A brand TLD operator has several pro-competitive business justifications for restricting access, including the fact that another party’s use of the TLD would give the impression of affiliation with the TLD operator.
On the other hand, the brand TLD operator must refrain from giving the impression of affiliation with other brand owners that have trademark rights in signs identical, or confusingly similar, to the TLD. Otherwise the TLD operator may face trademark litigation and, in exceptional circumstances, the termination of the operation of the TLD. Outside of court proceedings, such a termination may be ordered in an expert determination following a so-called trademark post-delegation dispute resolution procedure.
Many TLD applicants have tried to obtain exclusive access to a new truly generic TLD; this would give them the authority to decide who may register domain names in their TLD. Some have wanted to keep all domain name registrations for themselves. This operational freedom was envisioned during the development of the new gTLD programme. It was even included in the base contract for new gTLD operators. As a result, new gTLD applicants had the legitimate expectation of being able to operate exclusive access TLDs.
However, the imminent introduction of exclusive access TLDs made several government representatives uncomfortable. A consensus was reached within ICANN’s Governmental Advisory Committee (GAC) that any exclusive registry access granted within truly generic TLDs should be in the public interest. It seems that the ICANN board has accepted the GAC’s advice, but only time will tell how that advice will be implemented.
Is it not in the public interest that a registry operator be allowed to operate an exclusive access TLD in order to diversify the market? What will ICANN do if an applicant who has applied for a new gTLD with the legitimate expectation of operating it solely for its own benefit insists on having exclusive access?
Some truly generic TLDs, such as .bank or .lawyer, refer to highly regulated sectors globally. In the interest of consumer protection and existing regulation, the GAC advised that restrictions apply to such gTLDs. But the list of the gTLDs concerned is long and also includes gTLDs such as .audio, .film and .tour. The ICANN board accepted the GAC’s advice and requires those applicants concerned to adopt specific safeguards in the operation of their TLDs.
Most safeguards require that the TLD operator obtain specific guarantees from domain name registrars. Many of the guarantees relate to compliance with local laws. TLD operators must also be able to handle complaints and consult with local authorities.

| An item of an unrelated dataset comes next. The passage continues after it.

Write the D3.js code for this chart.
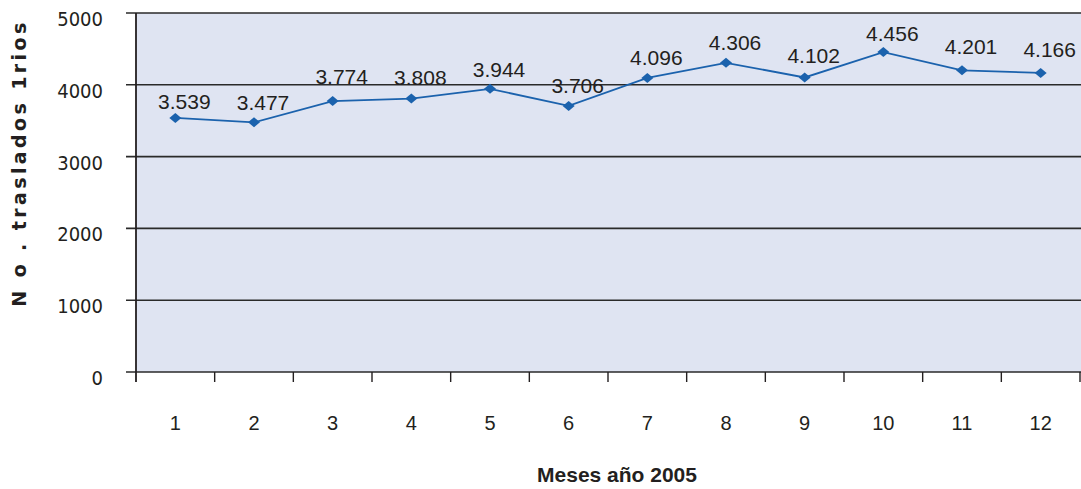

In addition, TLD operators may commit themselves to the adoption of additional safeguards.
In view of divergent and ever-changing regulatory requirements across the globe, TLD operators may have an interest in adopting stricter safeguards to exclude parties from registering domain names in the gTLD. Without strict safeguards, there is a risk that the handling of complaints will become too complex.
Brand owners that wish to register domain names in strictly regulated TLDs will need to scrutinise the registration requirements, take into account local regulations and also be prepared to address complaints. At the same time, strictly regulated TLDs have the potential to become anchors of trust, and domain names in such TLDs could increase the value of a brand.